Presseschau

NZZ vom 28.09.2020

Basel verliert das Spiel und die Nerven

0:1-Niederlage beim Servette FC – der neue FCB-Trainer Ciriaco Sforza attackiert den Schiedsrichter

Nicola Berger, Genf

Es fühlen sich im FC Basel ja seit vielen Monaten ziemlich viele Protagonisten missverstanden und/oder ungerecht behandelt, rund um den Klub schwelen zahlreiche offene Konflikte. Am Sonntag war die Reihe an Ciriaco Sforza, die Contenance aufzugeben. «Ich kann verlieren. Kein Problem. Aber nicht so, das können wir nicht akzeptieren. Das hat nichts mehr mit Fairness zu tun.» Der neue FCB-Coach enervierte sich noch lange nach Spielschluss über die Entscheide des Unparteiischen Luca Piccolo, vor allem über den streng verhängten Handspenalty in der 77. Minute. Dem jungen Verteidiger Albian Hajdari sprang der Ball an den Arm, Alex Schalk verwertete den Penalty zum 1:0-Siegtreffer für Servette. Sforza sagte: «Der Schiedsrichter hat mir nach dem Spiel gesagt, die linke Hand gehe zum Ball, dabei war die nicht einmal im Spiel. Entweder war er an einem anderen Match, oder ich verstehe nichts mehr von Fussball.» Und er sagte auch: «Für was haben wir den VAR? Entweder nutzt man ihn für alle gleich, oder man hört damit auf.» In der 21. Minute war der vermeintliche Führungstreffer von Valentin Stocker nach langer Videokonsultation wegen eines vorhergegangenen Foulspiels richtigerweise aberkannt worden.

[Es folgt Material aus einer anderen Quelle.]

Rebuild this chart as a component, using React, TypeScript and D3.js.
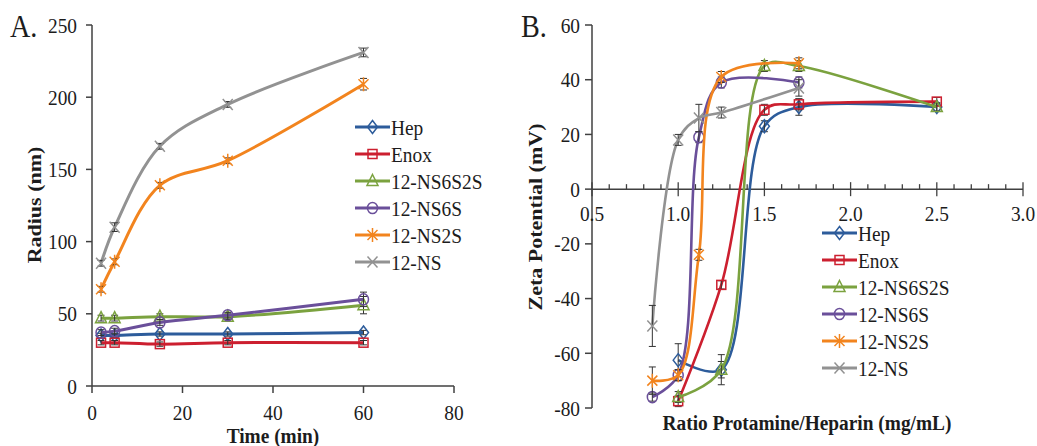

Der ebenfalls zur Pressekonferenz geschickte Fabian Frei redete ähnlich, er warf dem Schiedsrichter sogar noch eine weitere Unterlassung vor: Nach seinem Dafürhalten hätte der Servettien Boris Cespedes noch vor der Pause mit einer gelb-roten Karte vom Platz gestellt gehört. Doch es war der FCB, der ab der 30. Minute in Unterzahl agieren musste: Der Innenverteidiger Jasper van der Werff hatte sich im Duell mit Kastriot Imeri, dem besten Akteur auf dem Platz, nur noch mit einer Notbremse zu helfen gewusst, der Ausschluss Van der Werffs war unumstritten.

Der Zorn der Basler erstaunte in seiner Schärfe – und er wirkte in der Essenz wie ein Ablenkungsmanöver eines Klubs, dessen Darbietungen in der Super League in keiner Art und Weise mit den eigenen Ansprüchen korrelieren. In Genf lieferte der FCB eine weitere rätselhafte Leistung ab, in einem Wettbewerb, in dem der FC Basel saisonübergreifend seit fünf Spielen sieglos geblieben ist. Die Gegner hiessen: Lugano, Thun, Luzern, Vaduz und Servette. Die Bilanz hat etwas Desillusionierendes; bereits muss der FCB aufpassen, in der Liga nicht früh zurückgebunden zu werden. In Genf waren es für transparente, uninspirierte Basler zu viele Widrigkeiten, als dass sie beim zuletzt sehr formschwachen Gegner hätten punkten können. Drei Tage nach dem 3:2-Sieg in der Europa-League-Qualifikation gegen Famagusta fehlten dem FC Basel die Kräfte – und bereits am Donnerstag ist das Team dort im Play-off wieder im Einsatz, zu Hause gegen ZSKA Sofia.

Wobei auch die Frage erlaubt sei, ob in Genf nicht vieles hätte anders laufen können, wenn es dem FCB gelungen wäre, seine Energie cleverer einzusetzen. Die Körpersprache war selten positiv, weder beim enttäuschenden Mittelstürmer Arthur Cabral noch beim Captain Valentin Stocker, der einmal aufgebracht eine Schwalbe monierte, und auch nicht beim zornigen Frei. Mit Ausnahme des eingewechselten 17-jährigen Abwehrspielers Hajdari überzeugte von den FCB-Spielern eigentlich niemand.

Die Basler durften vor allem deshalb sehr lange auf einen Punktgewinn hoffen, weil Servette sich in der Offensive so ungeschickt anstellte, dass man den latenten Verdacht hegte, vielleicht sei das ein Streich mit versteckter Kamera. Alleine der sehr unglücklich agierende ivoirische Stürmer Koro Kone hätte mehrfach treffen müssen, am Ende lautete das Schussverhältnis 22:4 zugunsten von Servette.

Vielleicht hätten ein klareres Resultat und eine frühere Entscheidung die Basler in ihrem Ärger über die Referees etwas besänftigt. Angesichts ihrer enttäuschenden Darbietung hätten sie sich über eine höhere Niederlage nicht beschweren können.